Christians who are damned will be unable to make any reply when the just Judge shows them how much they are to blame for dying spiritually, since it was so easy for them to maintain themselves in life and in health by eating his Body which he had left them for this purpose. “Unhappy souls,” he will say, “why did you die, seeing that you had at your command the fruit and the food of life?” In this, we are to understand and believe without a doubt that frequently and worthily receiving Christ in Holy Communion is absolutely necessary for the life of the soul.

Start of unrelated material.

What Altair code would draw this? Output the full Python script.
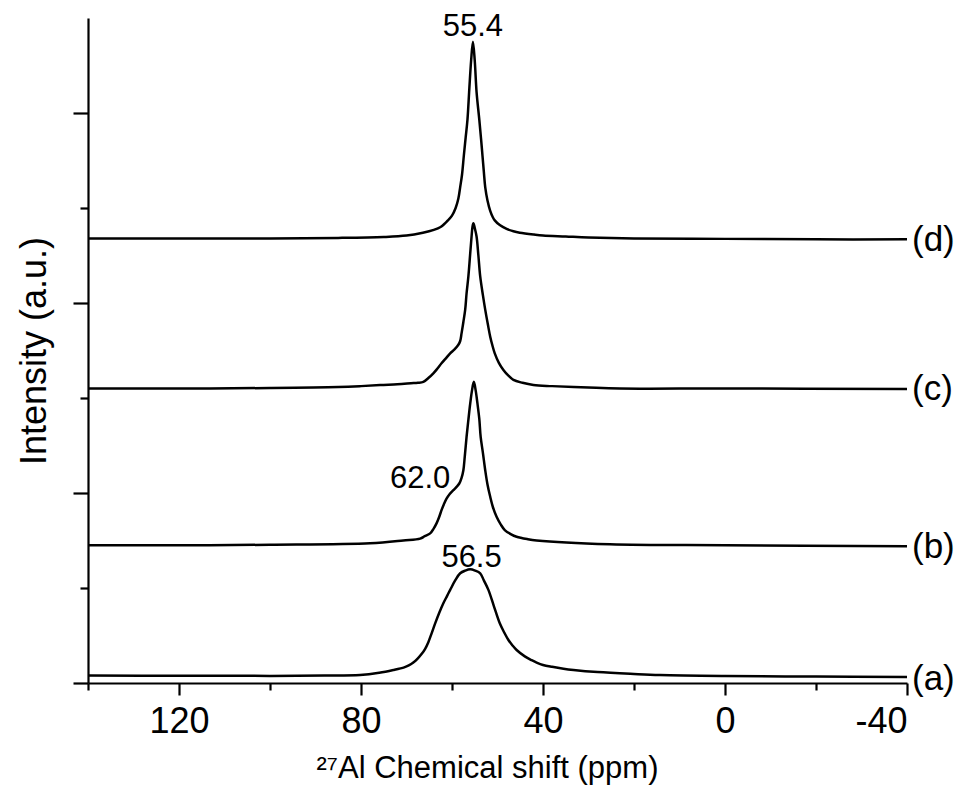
import altair as alt
import pandas as pd

FONT = "Arial, Liberation Sans, sans-serif"

# ---- spectra: chemical shift (ppm) and intensity (a.u.)
shift_a = [140, 120, 100, 88, 80.2, 76, 72.9, 70.5, 69.5, 68.5, 67.5, 66.6, 65.9, 65.2, 64.5, 63.7,
           62.8, 61.9, 61.1, 60.4, 59.3, 58.2, 57.1, 56.0, 54.9, 53.8, 53.0, 52.0, 50.8, 49.5,
           48.5, 47.6, 46.7, 45.8, 44, 42.5, 41.4, 40, 38, 35.5, 33.3, 28, 20, 14.3, 0, -20, -40]
int_a = [0.078, 0.076, 0.075, 0.078, 0.084, 0.108, 0.137, 0.165, 0.185, 0.215, 0.26, 0.31, 0.36, 0.43, 0.52, 0.628,
         0.74, 0.84, 0.915, 0.98, 1.08, 1.155, 1.183, 1.197, 1.183, 1.155, 1.08, 0.98, 0.81, 0.628,
         0.53, 0.453, 0.395, 0.347, 0.28, 0.24, 0.215, 0.19, 0.17, 0.15, 0.137, 0.115, 0.095, 0.084, 0.074, 0.068, 0.063]

shift_b = [140, 120, 100, 78.0, 70.7, 67.0, 66.0, 64.8, 64.1, 63.4, 62.8, 62.3, 61.8, 61.2, 60.5,
           59.7, 59.0, 58.4, 57.9, 57.5, 57.2, 56.8, 56.4, 56.0, 55.6, 55.2, 54.8, 54.4, 54.0,
           53.7, 53.2, 52.7, 52.2, 51.6, 51.0, 50.2, 49.3, 48.4, 47, 45.8, 43.5, 41.4, 25.3, 0, -40]
int_b = [1.45, 1.45, 1.455, 1.47, 1.50, 1.52, 1.545, 1.575, 1.62, 1.68, 1.75, 1.82, 1.88, 1.94, 1.99,
         2.03, 2.065, 2.10, 2.16, 2.24, 2.38, 2.59, 2.77, 2.94, 3.08, 3.17, 3.08, 2.94, 2.78,
         2.59, 2.42, 2.24, 2.09, 1.96, 1.85, 1.75, 1.67, 1.61, 1.565, 1.54, 1.515, 1.50, 1.46, 1.45, 1.44]

shift_c = [140, 120, 100, 85, 80, 75.8, 72, 69, 67.5, 66.3, 65.2, 64.1, 63.2, 62.3, 61.3, 60.4,
           59.5, 58.6, 58.2, 57.9, 57.5, 57.1, 56.8, 56.4, 56.0, 55.7, 55.5, 55.3, 55.0, 54.6,
           54.2, 53.8, 53.2, 52.7, 52.1, 51.6, 51.1, 50.6, 49.7, 48.7, 47.6, 46.5, 44.5, 42.1,
           38, 30, 23.1, 0, -40]
int_c = [3.10, 3.10, 3.105, 3.115, 3.125, 3.137, 3.145, 3.155, 3.16, 3.17, 3.21, 3.26, 3.31, 3.365, 3.42, 3.47,
         3.51, 3.56, 3.60, 3.68, 3.80, 3.93, 4.10, 4.28, 4.52, 4.70, 4.80, 4.84, 4.79, 4.70,
         4.50, 4.28, 4.08, 3.93, 3.77, 3.645, 3.55, 3.47, 3.37, 3.295, 3.235, 3.19, 3.16, 3.137,
         3.125, 3.11, 3.10, 3.10, 3.095]

shift_d = [140, 120, 100, 85, 75, 70, 66.4, 64, 62.5, 61.5, 60.9, 60.0, 59.2, 58.6, 58.2, 57.8,
           57.4, 57.0, 56.6, 56.2, 55.8, 55.4, 55.0, 54.6, 54.0, 53.6, 53.3, 53.0, 52.7, 52.2,
           51.6, 51.0, 50.6, 49.5, 48.0, 46.5, 45.1, 42, 40, 35, 30, 20, 0, -20, -40]
int_d = [4.68, 4.68, 4.68, 4.685, 4.695, 4.71, 4.74, 4.77, 4.80, 4.84, 4.87, 4.92, 5.00, 5.10, 5.22, 5.35,
         5.55, 5.74, 5.93, 6.25, 6.55, 6.75, 6.55, 6.22, 5.93, 5.72, 5.55, 5.38, 5.22, 5.08,
         4.97, 4.90, 4.87, 4.82, 4.78, 4.755, 4.74, 4.72, 4.71, 4.70, 4.69, 4.68, 4.675, 4.67, 4.67]

series_names = ["(a)", "(b)", "(c)", "(d)"]

# ---- annotations
peak_text = ["55.4", "62.0", "56.5"]
peak_x = [55.4, 67.0, 55.7]
peak_y = [6.81, 2.05, 1.225]

curve_label_x = [-40, -40, -40, -40]
curve_label_y = [0.04, 1.43, 3.09, 4.66]

x_major = [120, 80, 40, 0, -40]
x_minor = [140, 100, 60, 20, -20]
y_major = [0, 2, 4, 6]
y_minor = [1, 3, 5]

rows = []
for name, xs, ys in zip(series_names, [shift_a, shift_b, shift_c, shift_d], [int_a, int_b, int_c, int_d]):
    for i, (xv, yv) in enumerate(zip(xs, ys)):
        rows.append({"series": name, "shift": xv, "intensity": yv, "idx": i})
spec_df = pd.DataFrame(rows)

peak_df = pd.DataFrame({"text": peak_text, "shift": peak_x, "intensity": peak_y})
lab_df = pd.DataFrame({"text": series_names, "shift": curve_label_x, "intensity": curve_label_y})

xscale = alt.Scale(domain=[-40, 140], reverse=True, nice=False, zero=False)
yscale = alt.Scale(domain=[0, 7], nice=False, zero=False)

lines = alt.Chart(spec_df).mark_line(color="black", strokeWidth=2.5, interpolate="catmull-rom").encode(
    x=alt.X("shift:Q", scale=xscale,
            axis=alt.Axis(orient="bottom", values=x_major, tickSize=12, labelPadding=9,
                          labelExpr="datum.value + ''", labelFontSize=36, labelFont=FONT,
                          labelColor="black", title="\u00b2\u2077Al Chemical shift (ppm)",
                          titleFontSize=31, titleFont=FONT, titleFontWeight="normal",
                          titleColor="black", titlePadding=14, titleX=399, grid=False)),
    y=alt.Y("intensity:Q", scale=yscale,
            axis=alt.Axis(orient="left", values=y_major, tickSize=15, labels=False,
                          title="Intensity (a.u.)", titleFontSize=36, titleFont=FONT,
                          titleFontWeight="normal", titleColor="black", titlePadding=18,
                          grid=False)),
    detail="series:N",
    order="idx:Q",
)

peaks = alt.Chart(peak_df).mark_text(fontSize=31, font=FONT, color="black",
                                       align="center", baseline="alphabetic").encode(
    x=alt.X("shift:Q", scale=xscale,
            axis=alt.Axis(orient="bottom", values=x_minor, tickSize=7, labels=False,
                          domain=False, title=None, grid=False)),
    y=alt.Y("intensity:Q", scale=yscale,
            axis=alt.Axis(orient="left", values=y_minor, tickSize=8, labels=False,
                          domain=False, title=None, grid=False)),
    text="text:N",
)

labels = alt.Chart(lab_df).mark_text(fontSize=35, font=FONT, color="black",
                                      align="left", baseline="middle", dx=5).encode(
    x=alt.X("shift:Q", scale=xscale, axis=None),
    y=alt.Y("intensity:Q", scale=yscale, axis=None),
    text="text:N",
)

chart = alt.layer(lines, peaks, labels).resolve_scale(
    x="independent", y="independent"
).properties(
    width=819, height=665,
    autosize=alt.AutoSizeParams(type="none"),
    padding={"left": 80, "top": 10, "right": 53, "bottom": 111},
).configure_view(stroke=None).configure_axis(
    domainColor="black", domainWidth=2.2, tickColor="black", tickWidth=2.2,
)

chart.save("out.html", embed_options={"renderer": "svg", "actions": False})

What infinite love He has for us and shows us in giving Himself to us as food and drink, so that He can always be inside us, so that we can have a deep, intimate union with Him, together with the Father and the Holy Spirit, a union that He desires more than anything, a union He passionately prayed for at the Last Supper, seated with His chosen band of disciples. It is not enough for us to be “good people.” It is not enough for us to go to the Mass once in a while. It is not enough for us to be here every Sunday or even every day, and it is not enough for us to receive the Body and Blood of our Lord in the Blessed Sacrament. If our eating His Body and drinking His Blood is to achieve its desired and intended goal and bring us to eternal salvation with Him in His Kingdom, then we must also let ourselves and encourage ourselves to feel the solemnity and wonder of this Sacrament and let Him change us from within our bodies and souls, in which He has deigned to dwell. We must allow Him to transform us into Himself, into Catholics, into Christians who live to love and serve Him and their neighbor. That’s the life that we are called to bring into this lost world – the life of the One who has made us living tabernacles. With so many undead existing around us, we are called to be joyfully alive in Jesus Christ, so that more and more people, other Christians and non-Christians alike, will be drawn to enter into full communion with the Church that He founded on the apostles and receive the only food and drink that brings everlasting life.